Learning from our mistakes without drowning in them
Watching my children parent their own kids has been both beautiful and painful. I see them making time I didn’t make. I see them choosing presence over productivity. They learned from my mistakes, which is wonderful, but it also highlights just how many mistakes there were.
I missed too many school plays and soccer games due to work. I told myself I was working hard for them, to give them a better life. But what they needed wasn’t a better life. They needed me to witness their life.
The guilt could eat me alive if I let it. Instead, I channel it into being the grandfather I wished I’d been as a father. Every time my grandchildren call me just to tell me about their day, every time they ask for my opinion on something that matters to them, I recognize these as the gifts they are. Second chances dressed up as first impressions.
The difference between raising and knowing
Raising children is about the future. You’re constantly preparing them for what’s next. Teaching them to walk so they can run. Teaching them to read so they can learn. Teaching them manners so they can navigate society. Everything is a stepping stone to something else.

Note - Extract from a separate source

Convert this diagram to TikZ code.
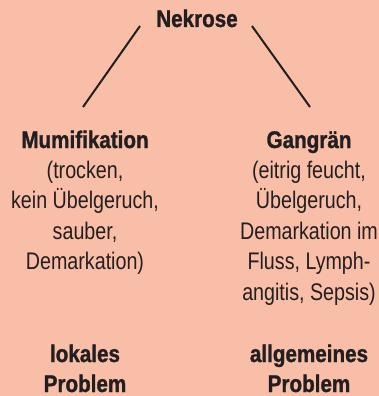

Knowing someone is about the present. It’s about understanding who they are right now, in this moment, without trying to shape them into something else. It’s about curiosity rather than curriculum.
With my grandchildren, I get to be curious. What makes them laugh? What makes them think? What do they notice that I miss? What do they fear? What do they love? These aren’t questions with right or wrong answers. They’re invitations to connection.
Final thoughts
The tragedy isn’t that I’m a better grandparent than I was a parent. The tragedy is that I didn’t realize raising someone and knowing someone could be the same thing. You can do both. You should do both. My children turned out wonderful despite my emotional absence, not because of it.
If you’re in the thick of raising kids right now, let me save you some future regret: slow down. Make the pancakes and let them make faces in them. Lie on the grass and look at clouds. Ask them what they think about things that have nothing to do with school or chores or behavior. Get to know them while you’re raising them.
The bond I have with my grandchildren isn’t stronger because I’m a grandparent. It’s stronger because I finally learned to show up as a person, not just a role. And that’s something you can do whether you’re a parent, grandparent, or anyone who loves a child. You just have to remember that behind every kid you’re trying to raise is a person worth knowing.